◆ **The task**:
Skip all pictures. Write out the data below from its first line through the line that contains "const dscCoolArrow = [[76.5, 0.0935], [71.5, 0.0955]];".

== Stored data ==

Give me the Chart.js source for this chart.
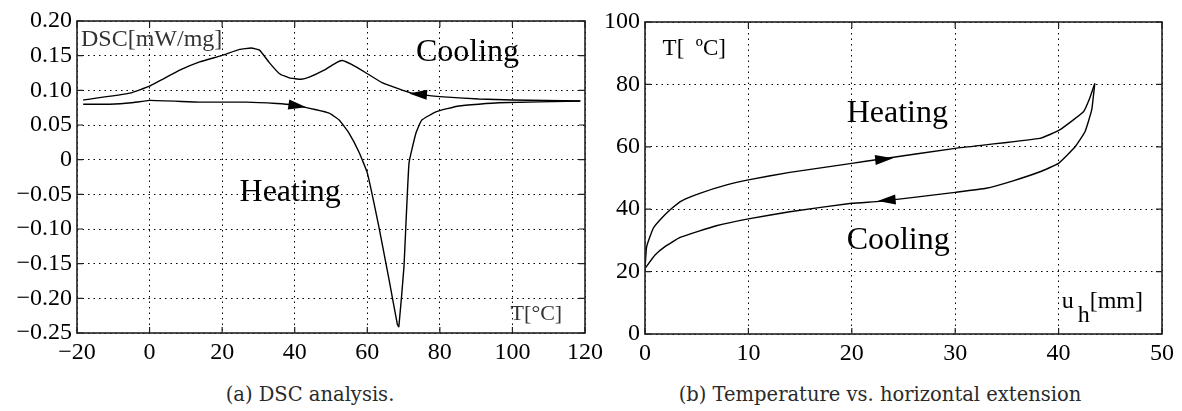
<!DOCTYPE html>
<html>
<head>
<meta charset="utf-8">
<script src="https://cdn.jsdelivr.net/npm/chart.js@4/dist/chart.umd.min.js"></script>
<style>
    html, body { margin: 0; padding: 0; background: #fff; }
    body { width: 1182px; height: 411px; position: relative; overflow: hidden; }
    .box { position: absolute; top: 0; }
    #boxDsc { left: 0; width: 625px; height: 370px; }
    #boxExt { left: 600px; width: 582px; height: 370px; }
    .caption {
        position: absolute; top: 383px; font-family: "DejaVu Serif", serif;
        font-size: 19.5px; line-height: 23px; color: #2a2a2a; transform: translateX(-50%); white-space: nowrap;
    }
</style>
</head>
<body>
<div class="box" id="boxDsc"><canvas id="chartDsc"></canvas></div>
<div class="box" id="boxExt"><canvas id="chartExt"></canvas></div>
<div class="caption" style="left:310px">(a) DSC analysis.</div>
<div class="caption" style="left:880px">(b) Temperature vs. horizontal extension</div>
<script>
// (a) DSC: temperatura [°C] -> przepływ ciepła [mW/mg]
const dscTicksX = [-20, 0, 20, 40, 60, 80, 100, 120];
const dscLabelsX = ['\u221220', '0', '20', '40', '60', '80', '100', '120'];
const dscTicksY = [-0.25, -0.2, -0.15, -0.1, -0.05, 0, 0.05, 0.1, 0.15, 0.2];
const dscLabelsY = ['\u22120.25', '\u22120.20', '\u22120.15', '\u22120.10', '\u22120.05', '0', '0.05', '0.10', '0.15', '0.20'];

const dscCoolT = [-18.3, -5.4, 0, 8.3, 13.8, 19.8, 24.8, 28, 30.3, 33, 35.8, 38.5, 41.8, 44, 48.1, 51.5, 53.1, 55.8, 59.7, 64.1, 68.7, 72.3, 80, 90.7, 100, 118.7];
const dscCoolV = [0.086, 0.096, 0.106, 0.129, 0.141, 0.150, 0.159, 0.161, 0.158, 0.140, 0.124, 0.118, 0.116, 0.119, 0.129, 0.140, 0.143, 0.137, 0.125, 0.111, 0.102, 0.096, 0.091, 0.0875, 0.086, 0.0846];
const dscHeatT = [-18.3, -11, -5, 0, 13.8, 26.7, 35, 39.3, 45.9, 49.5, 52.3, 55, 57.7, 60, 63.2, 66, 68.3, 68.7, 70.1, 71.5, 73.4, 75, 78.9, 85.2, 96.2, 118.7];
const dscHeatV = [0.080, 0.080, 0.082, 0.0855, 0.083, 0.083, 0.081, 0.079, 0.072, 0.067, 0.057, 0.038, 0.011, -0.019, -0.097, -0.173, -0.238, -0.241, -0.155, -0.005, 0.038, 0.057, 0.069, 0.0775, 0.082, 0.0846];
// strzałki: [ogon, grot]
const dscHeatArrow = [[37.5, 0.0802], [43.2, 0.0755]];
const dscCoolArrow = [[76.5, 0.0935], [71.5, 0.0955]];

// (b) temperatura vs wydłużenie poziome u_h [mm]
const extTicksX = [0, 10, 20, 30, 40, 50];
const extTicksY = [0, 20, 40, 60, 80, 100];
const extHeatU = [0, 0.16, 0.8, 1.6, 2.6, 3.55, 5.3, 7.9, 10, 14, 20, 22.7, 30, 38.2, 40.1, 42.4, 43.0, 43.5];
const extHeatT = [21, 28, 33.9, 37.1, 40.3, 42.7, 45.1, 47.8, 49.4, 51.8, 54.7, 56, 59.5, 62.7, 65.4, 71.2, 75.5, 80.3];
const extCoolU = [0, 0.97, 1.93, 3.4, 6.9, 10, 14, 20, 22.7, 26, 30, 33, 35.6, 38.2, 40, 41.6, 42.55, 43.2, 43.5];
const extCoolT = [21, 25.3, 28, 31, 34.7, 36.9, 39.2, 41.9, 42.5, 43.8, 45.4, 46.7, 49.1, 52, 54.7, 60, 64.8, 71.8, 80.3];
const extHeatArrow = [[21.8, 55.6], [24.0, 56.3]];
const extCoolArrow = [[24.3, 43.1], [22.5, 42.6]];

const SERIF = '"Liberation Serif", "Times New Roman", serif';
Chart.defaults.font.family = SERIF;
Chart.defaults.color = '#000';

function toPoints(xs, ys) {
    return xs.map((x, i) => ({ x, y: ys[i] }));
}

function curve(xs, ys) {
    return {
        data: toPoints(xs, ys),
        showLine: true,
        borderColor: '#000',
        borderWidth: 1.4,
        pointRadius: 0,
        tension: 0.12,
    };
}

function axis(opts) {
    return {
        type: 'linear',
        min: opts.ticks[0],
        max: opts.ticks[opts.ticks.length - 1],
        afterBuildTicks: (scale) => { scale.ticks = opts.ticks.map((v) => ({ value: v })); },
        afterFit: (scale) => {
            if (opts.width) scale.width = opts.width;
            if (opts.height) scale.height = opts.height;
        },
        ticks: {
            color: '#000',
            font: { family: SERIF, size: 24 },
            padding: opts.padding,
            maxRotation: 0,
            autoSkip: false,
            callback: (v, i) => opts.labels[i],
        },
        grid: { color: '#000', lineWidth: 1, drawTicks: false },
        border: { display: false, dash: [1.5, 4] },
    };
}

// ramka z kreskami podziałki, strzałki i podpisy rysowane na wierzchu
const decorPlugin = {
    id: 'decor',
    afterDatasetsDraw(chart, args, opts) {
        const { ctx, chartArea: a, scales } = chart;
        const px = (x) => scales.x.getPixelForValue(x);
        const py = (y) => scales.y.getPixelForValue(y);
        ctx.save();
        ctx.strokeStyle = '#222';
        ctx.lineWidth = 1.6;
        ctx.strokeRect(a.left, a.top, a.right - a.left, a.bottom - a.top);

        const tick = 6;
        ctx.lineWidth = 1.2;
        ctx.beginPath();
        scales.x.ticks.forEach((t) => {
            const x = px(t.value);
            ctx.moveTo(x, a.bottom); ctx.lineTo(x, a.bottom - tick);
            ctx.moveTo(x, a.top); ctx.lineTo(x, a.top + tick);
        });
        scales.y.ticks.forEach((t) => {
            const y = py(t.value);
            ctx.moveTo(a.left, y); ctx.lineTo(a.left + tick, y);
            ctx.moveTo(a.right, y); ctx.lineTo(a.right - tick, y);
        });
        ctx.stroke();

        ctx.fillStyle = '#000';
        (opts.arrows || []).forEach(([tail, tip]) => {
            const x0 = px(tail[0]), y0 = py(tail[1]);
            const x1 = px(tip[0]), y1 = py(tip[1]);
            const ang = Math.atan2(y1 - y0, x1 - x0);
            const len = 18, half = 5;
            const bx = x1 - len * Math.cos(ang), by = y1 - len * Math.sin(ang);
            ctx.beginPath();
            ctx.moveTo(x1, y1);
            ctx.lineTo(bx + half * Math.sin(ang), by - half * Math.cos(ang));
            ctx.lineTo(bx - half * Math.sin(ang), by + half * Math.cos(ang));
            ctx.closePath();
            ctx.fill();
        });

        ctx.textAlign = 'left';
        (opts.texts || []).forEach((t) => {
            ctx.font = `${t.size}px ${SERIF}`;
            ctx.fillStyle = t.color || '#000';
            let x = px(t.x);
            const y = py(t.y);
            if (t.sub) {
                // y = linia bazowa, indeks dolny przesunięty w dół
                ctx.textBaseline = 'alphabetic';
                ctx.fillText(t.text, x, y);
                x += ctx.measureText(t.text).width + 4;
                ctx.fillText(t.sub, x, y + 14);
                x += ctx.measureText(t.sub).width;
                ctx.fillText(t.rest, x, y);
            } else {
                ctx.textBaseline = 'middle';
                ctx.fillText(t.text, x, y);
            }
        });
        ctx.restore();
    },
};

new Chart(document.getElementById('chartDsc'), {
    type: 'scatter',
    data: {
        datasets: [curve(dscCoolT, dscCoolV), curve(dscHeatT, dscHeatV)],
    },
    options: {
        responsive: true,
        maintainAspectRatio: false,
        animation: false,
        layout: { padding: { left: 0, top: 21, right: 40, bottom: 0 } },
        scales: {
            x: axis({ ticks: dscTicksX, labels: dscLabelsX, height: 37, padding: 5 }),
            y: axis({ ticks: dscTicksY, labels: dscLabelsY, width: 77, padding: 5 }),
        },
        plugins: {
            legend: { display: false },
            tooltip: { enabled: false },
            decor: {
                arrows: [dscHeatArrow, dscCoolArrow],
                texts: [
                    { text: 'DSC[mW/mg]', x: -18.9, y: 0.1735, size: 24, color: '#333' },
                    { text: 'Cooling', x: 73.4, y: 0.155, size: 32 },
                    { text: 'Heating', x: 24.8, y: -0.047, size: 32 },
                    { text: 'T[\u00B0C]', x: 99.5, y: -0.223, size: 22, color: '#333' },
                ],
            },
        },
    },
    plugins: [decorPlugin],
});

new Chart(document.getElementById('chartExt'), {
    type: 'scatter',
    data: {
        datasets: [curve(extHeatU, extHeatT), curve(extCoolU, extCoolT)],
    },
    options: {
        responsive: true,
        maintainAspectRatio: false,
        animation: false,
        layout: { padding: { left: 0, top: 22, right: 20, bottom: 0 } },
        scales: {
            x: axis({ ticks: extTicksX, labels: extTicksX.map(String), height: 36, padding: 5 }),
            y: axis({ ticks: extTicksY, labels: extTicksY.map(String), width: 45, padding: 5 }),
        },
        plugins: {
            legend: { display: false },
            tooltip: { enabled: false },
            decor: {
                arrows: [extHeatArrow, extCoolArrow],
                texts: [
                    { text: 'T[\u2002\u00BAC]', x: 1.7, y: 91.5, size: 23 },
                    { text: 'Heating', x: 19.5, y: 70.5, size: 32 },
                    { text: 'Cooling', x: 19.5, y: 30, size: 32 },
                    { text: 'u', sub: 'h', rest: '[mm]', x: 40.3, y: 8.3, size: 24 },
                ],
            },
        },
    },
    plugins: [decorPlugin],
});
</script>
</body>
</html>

===

◆ **Worked answer**:
Give me the Chart.js source for this chart.
<!DOCTYPE html>
<html>
<head>
<meta charset="utf-8">
<script src="https://cdn.jsdelivr.net/npm/chart.js@4/dist/chart.umd.min.js"></script>
<style>
    html, body { margin: 0; padding: 0; background: #fff; }
    body { width: 1182px; height: 411px; position: relative; overflow: hidden; }
    .box { position: absolute; top: 0; }
    #boxDsc { left: 0; width: 625px; height: 370px; }
    #boxExt { left: 600px; width: 582px; height: 370px; }
    .caption {
        position: absolute; top: 383px; font-family: "DejaVu Serif", serif;
        font-size: 19.5px; line-height: 23px; color: #2a2a2a; transform: translateX(-50%); white-space: nowrap;
    }
</style>
</head>
<body>
<div class="box" id="boxDsc"><canvas id="chartDsc"></canvas></div>
<div class="box" id="boxExt"><canvas id="chartExt"></canvas></div>
<div class="caption" style="left:310px">(a) DSC analysis.</div>
<div class="caption" style="left:880px">(b) Temperature vs. horizontal extension</div>
<script>
// (a) DSC: temperatura [°C] -> przepływ ciepła [mW/mg]
const dscTicksX = [-20, 0, 20, 40, 60, 80, 100, 120];
const dscLabelsX = ['\u221220', '0', '20', '40', '60', '80', '100', '120'];
const dscTicksY = [-0.25, -0.2, -0.15, -0.1, -0.05, 0, 0.05, 0.1, 0.15, 0.2];
const dscLabelsY = ['\u22120.25', '\u22120.20', '\u22120.15', '\u22120.10', '\u22120.05', '0', '0.05', '0.10', '0.15', '0.20'];

const dscCoolT = [-18.3, -5.4, 0, 8.3, 13.8, 19.8, 24.8, 28, 30.3, 33, 35.8, 38.5, 41.8, 44, 48.1, 51.5, 53.1, 55.8, 59.7, 64.1, 68.7, 72.3, 80, 90.7, 100, 118.7];
const dscCoolV = [0.086, 0.096, 0.106, 0.129, 0.141, 0.150, 0.159, 0.161, 0.158, 0.140, 0.124, 0.118, 0.116, 0.119, 0.129, 0.140, 0.143, 0.137, 0.125, 0.111, 0.102, 0.096, 0.091, 0.0875, 0.086, 0.0846];
const dscHeatT = [-18.3, -11, -5, 0, 13.8, 26.7, 35, 39.3, 45.9, 49.5, 52.3, 55, 57.7, 60, 63.2, 66, 68.3, 68.7, 70.1, 71.5, 73.4, 75, 78.9, 85.2, 96.2, 118.7];
const dscHeatV = [0.080, 0.080, 0.082, 0.0855, 0.083, 0.083, 0.081, 0.079, 0.072, 0.067, 0.057, 0.038, 0.011, -0.019, -0.097, -0.173, -0.238, -0.241, -0.155, -0.005, 0.038, 0.057, 0.069, 0.0775, 0.082, 0.0846];
// strzałki: [ogon, grot]
const dscHeatArrow = [[37.5, 0.0802], [43.2, 0.0755]];
const dscCoolArrow = [[76.5, 0.0935], [71.5, 0.0955]];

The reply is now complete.